Author: Jennifer Worth
Pages: 376
Published: 2008 (first published 2002)
Genre: Non-fiction, Memoir, Biography
Challenges: Goodreads 2013 Reading Challenge
Edition: Paperback
Source: Library
Description: Life in London's docklands in the 1950s was tough. The brothels of Cable Street, the Kray brothers and gang warfare, the meths drinkers in the bombsites - this was the world that Jennifer Worth entered when she became a midwife at the age of twenty-two. Babies were born in slum conditions, often with no running water.
Jennifer Worth describes the romance and beauty of the great port of London, the bug-infested tenements, the spectre of disease, the sense of community and the incredible resilience of women who bore more than ten children. Funny, disturbing and moving, Call the Midwife brings to life a world that has now changed beyond measure. (via Goodreads.com)
Thoughts: I really quite enjoyed this book, although it took me quite a while to get going, but once I was able to get on a role with book, I didn't want to put the book down and I really didn't want it to end. True I had watched the first season (series if you live across the pond) and was the initial reason as to why I picked up the book, but it was worth it. The writing was really well done and the imagery of the neighbourhood in which Mrs.
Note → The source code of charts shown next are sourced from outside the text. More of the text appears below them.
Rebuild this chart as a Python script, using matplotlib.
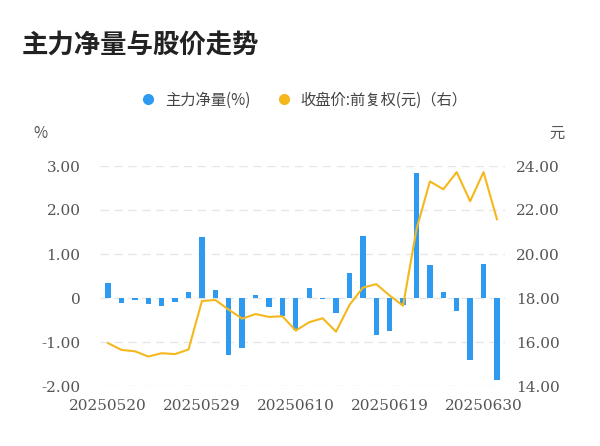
import matplotlib
matplotlib.use("Agg")
import matplotlib.pyplot as plt
from matplotlib.lines import Line2D
from matplotlib import font_manager as fm

cjk = None
for f in fm.fontManager.ttflist:
    if "CJK" in f.name and ("SC" in f.name or cjk is None):
        cjk = f.name
if cjk is None:
    for f in fm.findSystemFonts():
        if "CJK" in f or "Noto" in f and "SC" in f:
            fm.fontManager.addfont(f)
            cjk = fm.FontProperties(fname=f).get_name()
            break
plt.rcParams['font.family'] = [cjk or 'Noto Sans CJK SC', 'DejaVu Sans']

dates = ["20250520","20250521","20250522","20250523","20250526","20250527","20250528","20250529",
         "20250530","20250603","20250604","20250605","20250606","20250609","20250610","20250611",
         "20250612","20250613","20250616","20250617","20250618","20250619","20250620","20250623",
         "20250624","20250625","20250626","20250627","20250630","20250701"]
net_flow = [0.34,-0.12,-0.05,-0.13,-0.18,-0.08,0.14,1.38,0.19,-1.30,-1.13,0.06,-0.20,-0.40,-0.72,
            0.22,-0.02,-0.33,0.57,1.40,-0.85,-0.74,-0.17,2.83,0.75,0.13,-0.30,-1.40,0.77,-1.87]
price = [15.95,15.64,15.58,15.34,15.49,15.45,15.66,17.86,17.91,17.47,17.06,17.27,17.14,17.17,16.52,
         16.90,17.08,16.47,17.68,18.47,18.63,18.11,17.65,21.13,23.30,22.94,23.72,22.40,23.72,21.58]
left_ticks = [-2, -1, 0, 1, 2, 3]
left_labels = ["-2.00", "-1.00", "0", "1.00", "2.00", "3.00"]
right_ticks = [14, 16, 18, 20, 22, 24]
right_labels = ["14.00", "16.00", "18.00", "20.00", "22.00", "24.00"]
label_idx = [0, 7, 14, 21, 28]

fig = plt.figure(figsize=(6.0, 4.46), dpi=100)
ax = fig.add_axes([100/600, 1-386/446, 405/600, 220/446])
x = list(range(len(dates)))
ax.bar(x, net_flow, width=0.4, color="#2e9bf0", zorder=3)
ax.set_ylim(-2, 3)
ax.set_xlim(-0.6, len(dates)-0.4)
ax.set_yticks(left_ticks)
ax.set_yticklabels(left_labels)
ax.set_xticks(label_idx)
ax.set_xticklabels([dates[i] for i in label_idx])
ax.grid(axis='y', color="#e6e6e6", linestyle=(0, (6, 4)), linewidth=1, zorder=0)
for s in ax.spines.values():
    s.set_visible(False)
ax.tick_params(axis='y', length=0, colors="#555555", labelsize=11, pad=14)
ax.tick_params(axis='x', length=0, colors="#555555", labelsize=11, pad=9)
for t in ax.get_yticklabels() + ax.get_xticklabels():
    t.set_fontfamily("DejaVu Serif")

ax2 = ax.twinx()
ax2.plot(x, price, color="#f5b81c", linewidth=1.5, zorder=4)
ax2.set_ylim(14, 24)
ax2.set_yticks(right_ticks)
ax2.set_yticklabels(right_labels)
for s in ax2.spines.values():
    s.set_visible(False)
ax2.tick_params(length=0, colors="#555555", labelsize=11, pad=8)
for t in ax2.get_yticklabels():
    t.set_fontfamily("DejaVu Serif")

fig.text(22/600, 1-45/446, "主力净量与股价走势", fontsize=19, fontweight='bold', color="#222222", va='center')
fig.text(40/600, 1-133/446, "%", fontsize=11, color="#555555", va='center', ha='center')
fig.text(557/600, 1-133/446, "元", fontsize=11, color="#555555", va='center', ha='center')
h1 = Line2D([], [], marker='o', linestyle='none', color="#2e9bf0", markersize=7)
h2 = Line2D([], [], marker='o', linestyle='none', color="#f5b81c", markersize=7)
fig.legend([h1, h2], ["主力净量(%)", "收盘价:前复权(元)（右）"], loc='center',
           bbox_to_anchor=(0.5, 1-100/446), ncol=2, frameon=False, fontsize=11,
           handletextpad=0.1, columnspacing=1.2, labelcolor="#444444")
fig.savefig("out.png", dpi=100)
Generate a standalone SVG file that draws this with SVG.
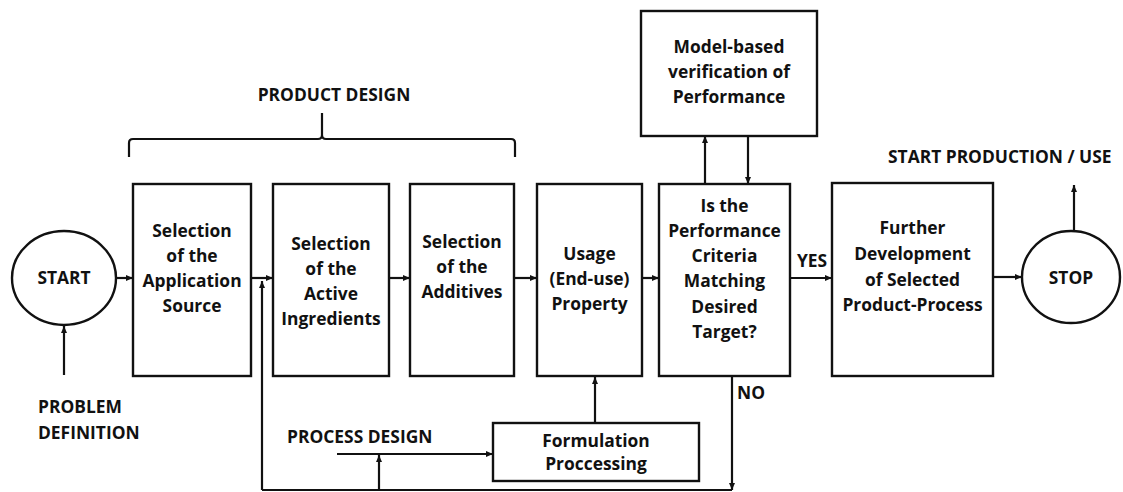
<svg xmlns="http://www.w3.org/2000/svg" width="1123" height="492" viewBox="0 0 1123 492">
<defs>
<style>
.box{fill:#fff;stroke:#111;stroke-width:2.4}
.ln{fill:none;stroke:#111;stroke-width:2.2}
.arr{marker-end:url(#ah)}
text{font-family:"Open Sans","Liberation Sans",sans-serif;font-weight:bold;font-size:17.4px;fill:#111}
.c{text-anchor:middle}
</style>
<marker id="ah" markerUnits="userSpaceOnUse" markerWidth="8" markerHeight="8" refX="7" refY="3" orient="auto">
<path d="M0,0 L7,3 L0,6 Z" fill="#111"/>
</marker>
</defs>
<rect width="1123" height="492" fill="#fff"/>

<g id="connectors">
<line class="ln arr" x1="64" y1="375" x2="64" y2="326"/>
<line class="ln arr" x1="117" y1="278" x2="133" y2="278"/>
<line class="ln arr" x1="251" y1="278" x2="273" y2="278"/>
<line class="ln arr" x1="389" y1="278" x2="410" y2="278"/>
<line class="ln arr" x1="514" y1="278" x2="537" y2="278"/>
<line class="ln arr" x1="642" y1="278" x2="659" y2="278"/>
<line class="ln arr" x1="790" y1="278" x2="832" y2="278"/>
<line class="ln arr" x1="993" y1="277" x2="1022" y2="277"/>
<line class="ln arr" x1="1074" y1="231" x2="1074" y2="185"/>
<line class="ln arr" x1="705" y1="184" x2="705" y2="136"/>
<line class="ln arr" x1="748" y1="136" x2="748" y2="184"/>
<line class="ln arr" x1="732" y1="376" x2="732" y2="490"/>
<polyline class="ln" points="732,490 262,490"/>
<line class="ln arr" x1="262" y1="490" x2="262" y2="281"/>
<line class="ln arr" x1="379" y1="490" x2="379" y2="455"/>
<line class="ln arr" x1="337" y1="454" x2="493" y2="454"/>
<line class="ln arr" x1="595" y1="423" x2="595" y2="377"/>
<path class="ln" d="M129,157 V143 Q129,139 133,139 H318 Q322,139 322,135 V113 M322,135 Q322,139 326,139 H511 Q515,139 515,143 V157"/>
</g>

<g id="start">
<ellipse class="box" cx="64" cy="278" rx="52" ry="47"/>
<text class="c" x="64" y="284">START</text>
</g>
<g id="problem-label">
<text x="38" y="413">PROBLEM</text>
<text x="38" y="439">DEFINITION</text>
</g>
<g id="product-design-label">
<text class="c" x="334" y="101">PRODUCT DESIGN</text>
</g>
<g id="box-application">
<rect class="box" x="133" y="184" width="118" height="192"/>
<text class="c" x="192" y="237">Selection</text>
<text class="c" x="192" y="262">of the</text>
<text class="c" x="192" y="287">Application</text>
<text class="c" x="192" y="312">Source</text>
</g>
<g id="box-active">
<rect class="box" x="273" y="184" width="116" height="192"/>
<text class="c" x="331" y="250">Selection</text>
<text class="c" x="331" y="275">of the</text>
<text class="c" x="331" y="300">Active</text>
<text class="c" x="331" y="325">Ingredients</text>
</g>
<g id="box-additives">
<rect class="box" x="410" y="184" width="104" height="192"/>
<text class="c" x="462" y="248">Selection</text>
<text class="c" x="462" y="273">of the</text>
<text class="c" x="462" y="298">Additives</text>
</g>
<g id="box-usage">
<rect class="box" x="537" y="184" width="105" height="192"/>
<text class="c" x="589.5" y="260">Usage</text>
<text class="c" x="589.5" y="285">(End-use)</text>
<text class="c" x="589.5" y="310">Property</text>
</g>
<g id="box-criteria">
<rect class="box" x="659" y="184" width="131" height="192"/>
<text class="c" x="724.5" y="212">Is the</text>
<text class="c" x="724.5" y="237">Performance</text>
<text class="c" x="724.5" y="262">Criteria</text>
<text class="c" x="724.5" y="287">Matching</text>
<text class="c" x="724.5" y="313">Desired</text>
<text class="c" x="724.5" y="338">Target?</text>
</g>
<g id="box-model">
<rect class="box" x="641" y="11" width="176" height="125"/>
<text class="c" x="729" y="53">Model-based</text>
<text class="c" x="729" y="78">verification of</text>
<text class="c" x="729" y="103">Performance</text>
</g>
<g id="box-further">
<rect class="box" x="832" y="183" width="161" height="193"/>
<text class="c" x="912.5" y="234">Further</text>
<text class="c" x="912.5" y="260">Development</text>
<text class="c" x="912.5" y="286">of Selected</text>
<text class="c" x="912.5" y="311">Product-Process</text>
</g>
<g id="stop">
<ellipse class="box" cx="1071" cy="277" rx="49" ry="46"/>
<text class="c" x="1071" y="284">STOP</text>
</g>
<g id="labels">
<text x="797" y="267">YES</text>
<text x="737" y="399">NO</text>
<text x="888" y="163">START PRODUCTION / USE</text>
<text x="287" y="443">PROCESS DESIGN</text>
</g>
<g id="box-formulation">
<rect class="box" x="493" y="423" width="206" height="58"/>
<text class="c" x="596" y="447">Formulation</text>
<text class="c" x="596" y="470">Proccessing</text>
</g>
</svg>
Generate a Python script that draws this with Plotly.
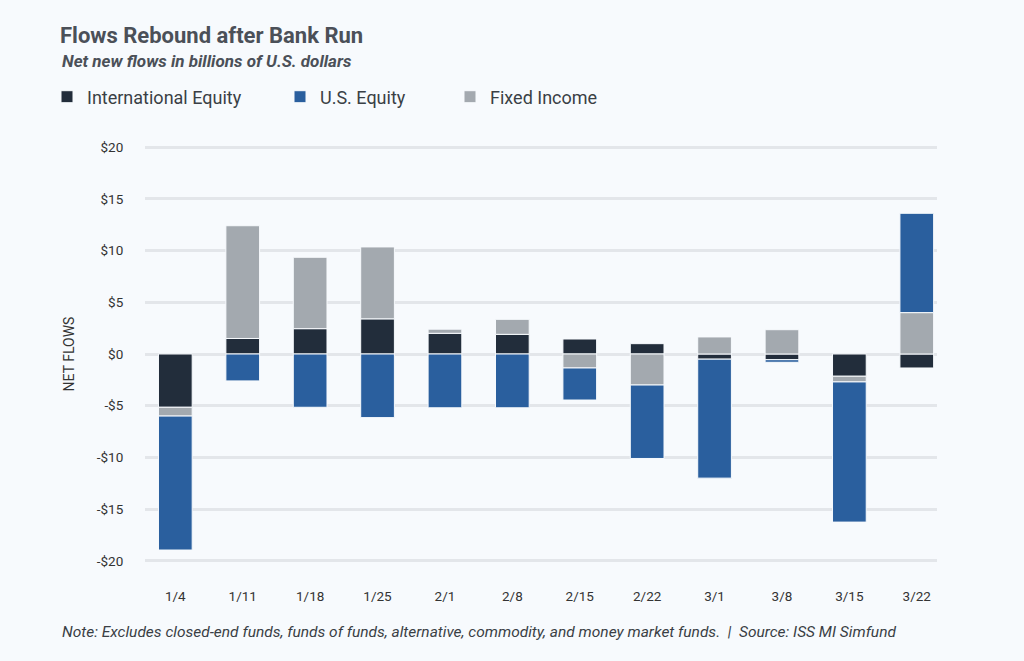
import plotly.graph_objects as go

weeks = ["1/4", "1/11", "1/18", "1/25", "2/1", "2/8", "2/15", "2/22", "3/1", "3/8", "3/15", "3/22"]
intl_equity = [-5.15, 1.5, 2.45, 3.4, 2.0, 1.9, 1.45, 1.0, -0.5, -0.55, -2.15, -1.35]
fixed_income = [-0.85, 10.9, 6.9, 6.95, 0.4, 1.45, -1.35, -3.0, 1.65, 2.35, -0.55, 4.0]
us_equity = [-12.95, -2.6, -5.15, -6.15, -5.2, -5.2, -3.1, -7.1, -11.5, -0.25, -13.55, 9.6]
tick_vals = [20, 15, 10, 5, 0, -5, -10, -15, -20]
tick_text = ["$20", "$15", "$10", "$5", "$0", "-$5", "-$10", "-$15", "-$20"]

BG = "#f7fafd"
FONT = "Roboto"
C_INTL = "#222d3b"
C_US = "#2a5f9e"
C_FI = "#a3a9af"

fig = go.Figure()
fig.add_trace(go.Bar(x=weeks, y=intl_equity, name="International Equity",
                     marker=dict(color=C_INTL, line=dict(color=BG, width=1)),
                     legend="legend"))
fig.add_trace(go.Bar(x=weeks, y=fixed_income, name="Fixed Income",
                     marker=dict(color=C_FI, line=dict(color=BG, width=1)),
                     legend="legend3"))
fig.add_trace(go.Bar(x=weeks, y=us_equity, name="U.S. Equity",
                     marker=dict(color=C_US, line=dict(color=BG, width=1)),
                     legend="legend2"))

leg_common = dict(orientation="h", xref="container", yref="container",
                  yanchor="middle", xanchor="left", bgcolor="rgba(0,0,0,0)",
                  font=dict(family=FONT, size=18, color="#3a3f45"))
ly = 1 - 97 / 661

# plot area: x 145..937, y 144..564 for range [-20.3, 20.3]
PL, PR, PT, PB = 145, 937, 144, 564


def px_x(px):
    return (px - PL) / (PR - PL)


def px_y(py):
    return (PB - py) / (PB - PT)


fig.update_layout(
    barmode="relative",
    bargap=0.5,
    width=1024, height=661,
    showlegend=True,
    paper_bgcolor=BG, plot_bgcolor=BG,
    margin=dict(l=PL, r=1024 - PR, t=PT, b=661 - PB, pad=0),
    font=dict(family=FONT, color="#333333"),
    title=dict(text="<b>Flows Rebound after Bank Run</b>", xref="container", yref="container",
               x=60 / 1024, y=1 - 35 / 661, xanchor="left", yanchor="middle",
               font=dict(family=FONT, size=22, color="#4b5058")),
    legend=dict(x=47 / 1024, y=ly, **leg_common),
    legend2=dict(x=280 / 1024, y=ly, **leg_common),
    legend3=dict(x=450 / 1024, y=ly, **leg_common),
    xaxis=dict(range=[-0.45, 11.3], showgrid=False, ticks="outside", ticklen=20,
               tickcolor="rgba(0,0,0,0)",
               tickfont=dict(family=FONT, size=13.5, color="#333333"), showline=False),
    yaxis=dict(range=[-20.3, 20.3], tickvals=tick_vals, ticktext=tick_text,
               showgrid=True, gridcolor="#e3e6ea", gridwidth=3, zeroline=False,
               ticks="outside", ticklen=18, tickcolor="rgba(0,0,0,0)",
               tickfont=dict(family=FONT, size=13.5, color="#333333"),
               title=dict(text="NET FLOWS", standoff=18,
                          font=dict(family=FONT, size=14, color="#333333"))),
    annotations=[
        dict(text="<b><i>Net new flows in billions of U.S. dollars</i></b>",
             xref="paper", yref="paper", x=px_x(60), y=px_y(61),
             xanchor="left", yanchor="middle", showarrow=False,
             font=dict(family=FONT, size=17, color="#4b5058")),
        dict(text="<i>Note: Excludes closed-end funds, funds of funds, alternative, commodity, and money market funds.  |  Source: ISS MI Simfund</i>",
             xref="paper", yref="paper", x=px_x(60), y=px_y(632),
             xanchor="left", yanchor="middle", showarrow=False,
             font=dict(family=FONT, size=15.5, color="#3a3f45")),
    ],
)

fig.write_html("out.html", config={"displayModeBar": False},
               post_script="document.body.style.margin='0';document.body.style.background='%s';" % BG)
Worth worked in was amazing and made one feel as though you were going into those homes as she attended the births of these children, while they lived in what we would deem to be squalor, into families that wanted them and loved them.
Bottom line: I would recommend this book probably to most individuals, but especially those that are nurses and have interest in the subject of midwifery. I would also recommend the book to those that have seen the show.